All the data below goes into the copy word for word, but the pictures don't.
┄┄┄┄┄┄┄┄┄┄
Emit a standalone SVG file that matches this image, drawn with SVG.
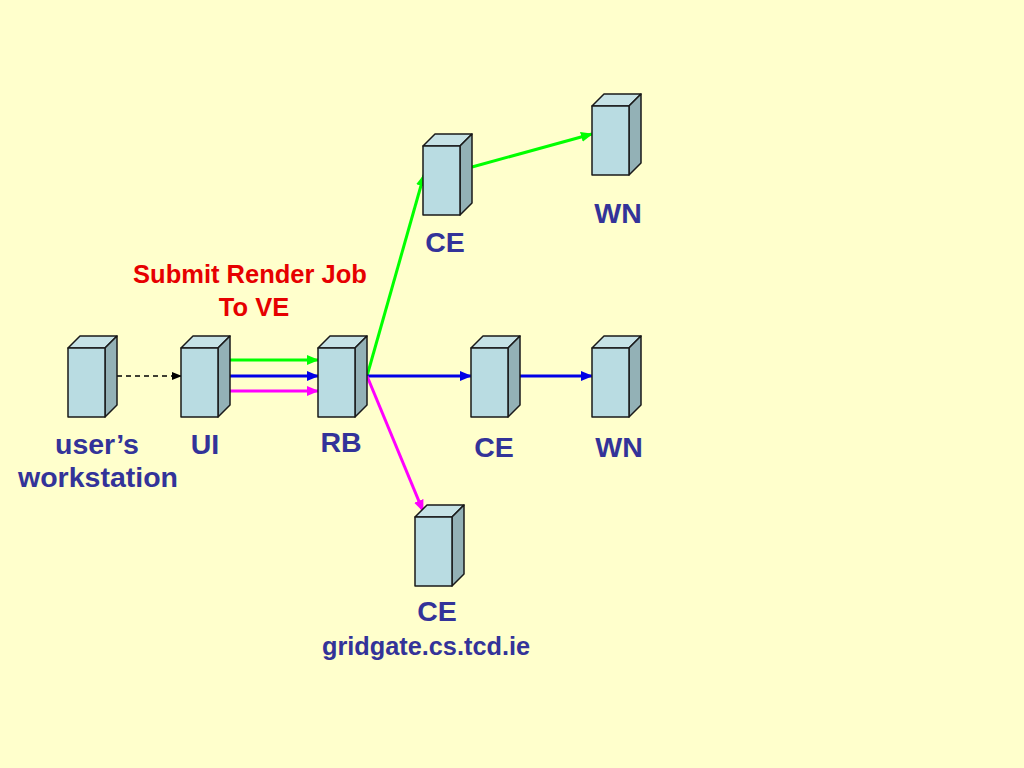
<svg xmlns="http://www.w3.org/2000/svg" width="1024" height="768" viewBox="0 0 1024 768">
<style>
.front{fill:#B9DCE2;stroke:#1a1a1a;stroke-width:1.5;stroke-linejoin:round}
.side{fill:#93B1B6;stroke:#1a1a1a;stroke-width:1.5;stroke-linejoin:round}
.top{fill:#C6E2E6;stroke:#1a1a1a;stroke-width:1.5;stroke-linejoin:round}
.lbl{font-family:"Liberation Sans",Arial,sans-serif;font-weight:bold;font-size:28.5px;fill:#333399;text-anchor:middle}
.red{font-family:"Liberation Sans",Arial,sans-serif;font-weight:bold;font-size:25.5px;fill:#E60000;text-anchor:middle}
.g{stroke:#00FF00;stroke-width:3;fill:none}
.b{stroke:#0000E6;stroke-width:3;fill:none}
.m{stroke:#FF00FF;stroke-width:3;fill:none}
</style>
<defs>
<symbol id="box" overflow="visible">
<polygon class="top" points="0,0 12,-12 49,-12 37,0"/>
<polygon class="side" points="37,0 49,-12 49,57 37,69"/>
<rect class="front" x="0" y="0" width="37" height="69"/>
</symbol>
<marker id="ag" markerWidth="12" markerHeight="10" refX="11" refY="5" orient="auto" markerUnits="userSpaceOnUse"><path d="M0,0 L12,5 L0,10 z" fill="#00FF00"/></marker>
<marker id="ab" markerWidth="12" markerHeight="10" refX="11" refY="5" orient="auto" markerUnits="userSpaceOnUse"><path d="M0,0 L12,5 L0,10 z" fill="#0000E6"/></marker>
<marker id="am" markerWidth="12" markerHeight="10" refX="11" refY="5" orient="auto" markerUnits="userSpaceOnUse"><path d="M0,0 L12,5 L0,10 z" fill="#FF00FF"/></marker>
<marker id="ak" markerWidth="10" markerHeight="8" refX="9" refY="4" orient="auto" markerUnits="userSpaceOnUse"><path d="M0,0 L10,4 L0,8 z" fill="#000"/></marker>
</defs>
<rect x="0" y="0" width="1024" height="768" fill="#FFFFCC"/>
<g id="connectors">
<line x1="117" y1="376" x2="181" y2="376" stroke="#000" stroke-width="1.5" stroke-dasharray="5,4" marker-end="url(#ak)"/>
<line class="g" x1="230" y1="360" x2="318" y2="360" marker-end="url(#ag)"/>
<line class="b" x1="230" y1="376" x2="318" y2="376" marker-end="url(#ab)"/>
<line class="m" x1="230" y1="391" x2="318" y2="391" marker-end="url(#am)"/>
<line class="g" x1="367" y1="376" x2="424" y2="175" marker-end="url(#ag)"/>
<line class="g" x1="472" y1="167" x2="592" y2="134" marker-end="url(#ag)"/>
<line class="b" x1="367" y1="376" x2="471" y2="376" marker-end="url(#ab)"/>
<line class="b" x1="520" y1="376" x2="592" y2="376" marker-end="url(#ab)"/>
<line class="m" x1="367" y1="376" x2="423" y2="511" marker-end="url(#am)"/>
</g>
<g id="ws"><use href="#box" x="68" y="348"/><text class="lbl" x="97" y="454">user’s</text><text class="lbl" x="98" y="487">workstation</text></g>
<g id="ui"><use href="#box" x="181" y="348"/><text class="lbl" x="205" y="454">UI</text></g>
<g id="rb"><use href="#box" x="318" y="348"/><text class="lbl" x="341" y="452">RB</text></g>
<g id="ce1"><use href="#box" x="423" y="146"/><text class="lbl" x="445" y="252">CE</text></g>
<g id="wn1"><use href="#box" x="592" y="106"/><text class="lbl" x="618" y="223">WN</text></g>
<g id="ce2"><use href="#box" x="471" y="348"/><text class="lbl" x="494" y="457">CE</text></g>
<g id="wn2"><use href="#box" x="592" y="348"/><text class="lbl" x="619" y="457">WN</text></g>
<g id="ce3"><use href="#box" x="415" y="517"/><text class="lbl" x="437" y="621">CE</text><text class="lbl" x="426" y="655" style="font-size:25.3px">gridgate.cs.tcd.ie</text></g>
<g id="note"><text class="red" x="250" y="283">Submit Render Job</text><text class="red" x="254" y="316">To VE</text></g>
</svg>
┄┄┄┄┄┄┄┄┄┄
Finished answer
Emit a standalone SVG file that matches this image, drawn with SVG.
<svg xmlns="http://www.w3.org/2000/svg" width="1024" height="768" viewBox="0 0 1024 768">
<style>
.front{fill:#B9DCE2;stroke:#1a1a1a;stroke-width:1.5;stroke-linejoin:round}
.side{fill:#93B1B6;stroke:#1a1a1a;stroke-width:1.5;stroke-linejoin:round}
.top{fill:#C6E2E6;stroke:#1a1a1a;stroke-width:1.5;stroke-linejoin:round}
.lbl{font-family:"Liberation Sans",Arial,sans-serif;font-weight:bold;font-size:28.5px;fill:#333399;text-anchor:middle}
.red{font-family:"Liberation Sans",Arial,sans-serif;font-weight:bold;font-size:25.5px;fill:#E60000;text-anchor:middle}
.g{stroke:#00FF00;stroke-width:3;fill:none}
.b{stroke:#0000E6;stroke-width:3;fill:none}
.m{stroke:#FF00FF;stroke-width:3;fill:none}
</style>
<defs>
<symbol id="box" overflow="visible">
<polygon class="top" points="0,0 12,-12 49,-12 37,0"/>
<polygon class="side" points="37,0 49,-12 49,57 37,69"/>
<rect class="front" x="0" y="0" width="37" height="69"/>
</symbol>
<marker id="ag" markerWidth="12" markerHeight="10" refX="11" refY="5" orient="auto" markerUnits="userSpaceOnUse"><path d="M0,0 L12,5 L0,10 z" fill="#00FF00"/></marker>
<marker id="ab" markerWidth="12" markerHeight="10" refX="11" refY="5" orient="auto" markerUnits="userSpaceOnUse"><path d="M0,0 L12,5 L0,10 z" fill="#0000E6"/></marker>
<marker id="am" markerWidth="12" markerHeight="10" refX="11" refY="5" orient="auto" markerUnits="userSpaceOnUse"><path d="M0,0 L12,5 L0,10 z" fill="#FF00FF"/></marker>
<marker id="ak" markerWidth="10" markerHeight="8" refX="9" refY="4" orient="auto" markerUnits="userSpaceOnUse"><path d="M0,0 L10,4 L0,8 z" fill="#000"/></marker>
</defs>
<rect x="0" y="0" width="1024" height="768" fill="#FFFFCC"/>
<g id="connectors">
<line x1="117" y1="376" x2="181" y2="376" stroke="#000" stroke-width="1.5" stroke-dasharray="5,4" marker-end="url(#ak)"/>
<line class="g" x1="230" y1="360" x2="318" y2="360" marker-end="url(#ag)"/>
<line class="b" x1="230" y1="376" x2="318" y2="376" marker-end="url(#ab)"/>
<line class="m" x1="230" y1="391" x2="318" y2="391" marker-end="url(#am)"/>
<line class="g" x1="367" y1="376" x2="424" y2="175" marker-end="url(#ag)"/>
<line class="g" x1="472" y1="167" x2="592" y2="134" marker-end="url(#ag)"/>
<line class="b" x1="367" y1="376" x2="471" y2="376" marker-end="url(#ab)"/>
<line class="b" x1="520" y1="376" x2="592" y2="376" marker-end="url(#ab)"/>
<line class="m" x1="367" y1="376" x2="423" y2="511" marker-end="url(#am)"/>
</g>
<g id="ws"><use href="#box" x="68" y="348"/><text class="lbl" x="97" y="454">user’s</text><text class="lbl" x="98" y="487">workstation</text></g>
<g id="ui"><use href="#box" x="181" y="348"/><text class="lbl" x="205" y="454">UI</text></g>
<g id="rb"><use href="#box" x="318" y="348"/><text class="lbl" x="341" y="452">RB</text></g>
<g id="ce1"><use href="#box" x="423" y="146"/><text class="lbl" x="445" y="252">CE</text></g>
<g id="wn1"><use href="#box" x="592" y="106"/><text class="lbl" x="618" y="223">WN</text></g>
<g id="ce2"><use href="#box" x="471" y="348"/><text class="lbl" x="494" y="457">CE</text></g>
<g id="wn2"><use href="#box" x="592" y="348"/><text class="lbl" x="619" y="457">WN</text></g>
<g id="ce3"><use href="#box" x="415" y="517"/><text class="lbl" x="437" y="621">CE</text><text class="lbl" x="426" y="655" style="font-size:25.3px">gridgate.cs.tcd.ie</text></g>
<g id="note"><text class="red" x="250" y="283">Submit Render Job</text><text class="red" x="254" y="316">To VE</text></g>
</svg>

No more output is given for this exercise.